Faut pas prendre les avocats du diable pour des guacamoles au piment

Gérard Filoche a publié hier nuit un visuel complètement ahurissant montrant Emmanuel Macron au dessus d’une globe terrestre, avec un brassard rouge et blanc, à la mode nazie, mais où la svastika est remplacée par le sigle dollar. En dessous est écrit « En marche vers le chaos mondial ». Le tweet était accompagné du commentaire « un sale type, les français vont le savoir tous ensemble bientôt ». Le lien entre Macron, le dollar (nous le croyions europhile !), le nazisme et le chaos mondial est en soi très très très douteux. Mais comme beaucoup j’ai dû me pincer en voyant les autres détails de l’image, en filigrane : un drapeau américain (ok), des billets de banque (ouais), un drapeau israélien (ah.), et trois personnages : Jacques Attali, que j’ai reconnu, et deux autres personnes que je n’ai pas reconnues mais qui se sont avérées être Patrick Drahi, patron de SFR/Altice, et Jacob Rothschild, de la banque du même nom. En voyant ça, et avant même d’avoir identifié tous les personnages, j’ai bondi, et j’ai partagé mon effarement sur Twitter puis sur Facebook : quelle mouche a piqué Filoche ? Les références sentent à plein nez ce qui rapprochait, pendant la période d’entre deux guerres, une certaine gauche et une certaine droite. Et effectivement, renseignement pris, l’image émane du site d’Alain Soral, qui se dit « antisioniste » mais chez qui ce mot semble être un cache-nez pour « antisémite ».

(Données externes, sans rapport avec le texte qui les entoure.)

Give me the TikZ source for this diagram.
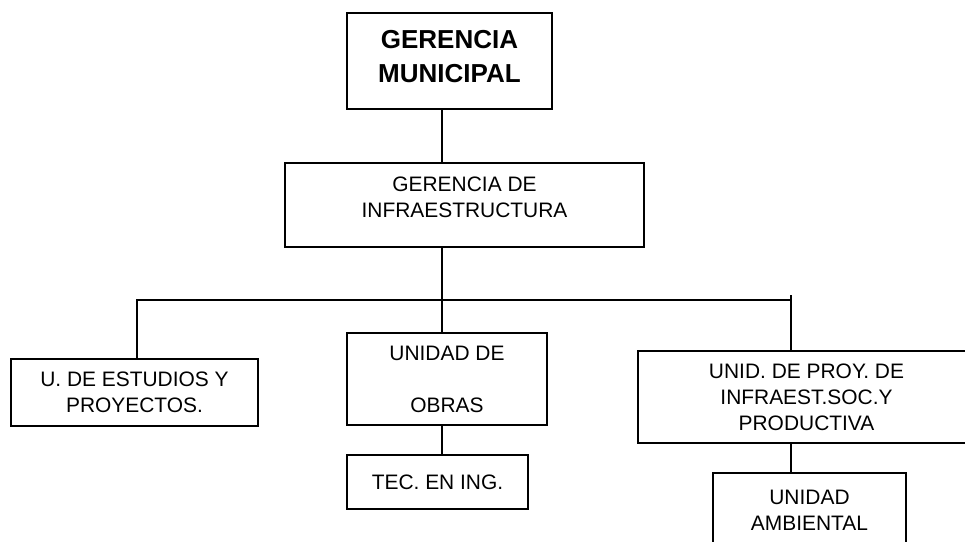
\documentclass[tikz,border=0pt]{standalone}
\usepackage{fontspec}
\setmainfont{Liberation Sans}

\begin{document}
\begin{tikzpicture}[x=0.75pt,y=-0.75pt]
  \tikzset{
    unit/.style={draw, line width=1.5pt, inner sep=0pt, align=center,
      font=\fontsize{15.7}{19.5}\selectfont},
    head/.style={unit, font=\fontsize{19.5}{26}\selectfont\bfseries},
    boxsize/.style 2 args={minimum width=#1*0.75pt, minimum height=#2*0.75pt},
    link/.style={line width=1.5pt}
  }
  \clip (0,0) rectangle (965,542);

  \node[head, boxsize={205}{96}, text depth=7pt] (gm) at (449.5,61) {GERENCIA\\MUNICIPAL};
  \node[unit, boxsize={359}{84}, text depth=11pt] (gi) at (464.5,205) {GERENCIA DE\\INFRAESTRUCTURA};

  % three units hang from the bus
  \node[unit, boxsize={247}{67}] (ue) at (134.5,392.5) {U. DE ESTUDIOS Y\\PROYECTOS.};
  \node[unit, boxsize={200}{92}] (uo) at (447,379) {UNIDAD DE\\[19.5pt]OBRAS};
  \node[unit, boxsize={337}{92}] (up) at (806.5,397) {UNID. DE PROY. DE\\INFRAEST.SOC.Y\\PRODUCTIVA};
  \node[unit, boxsize={181}{54}] (tec) at (437.5,482) {TEC. EN ING.};
  \node[unit, boxsize={193}{74}] (ua) at (809.5,510) {UNIDAD\\AMBIENTAL};

  \coordinate (busM) at (442,300);
  \coordinate (busL) at (137,300);
  \coordinate (busR) at (791,300);
  \coordinate (busRtop) at (791,295);

  \draw[link] (gm.south -| busM) -- (gi.north -| busM);
  \draw[link] (gi.south -| busM) -- (busM);
  \draw[link] (ue.north -| busL) -- (busL) -- (busR);
  \draw[link] (busRtop) -- (up.north -| busR);
  \draw[link] (busM) -- (uo.north -| busM);
  \draw[link] (uo.south -| busM) -- (tec.north -| busM);
  \draw[link] (up.south -| busR) -- (ua.north -| busR);
\end{tikzpicture}
\end{document}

Mais au fond pas besoin d’être averti de l’origine de l’image ou docteur en sémiotique pour percevoir un énorme problème, qu’on en juge :

Le lamentable tweet en question, retiré une heure plus tard environ. L’image est issus du site Égalité et réconciliation, tenu par Alain Bonnet dit Soral, et a valu ces derniers jours à son auteur une citation à comparaître au Tribunal de Grande Instance de Paris pour provocation à la haine envers une personne ou un groupe de personnes en vertu de leur origine.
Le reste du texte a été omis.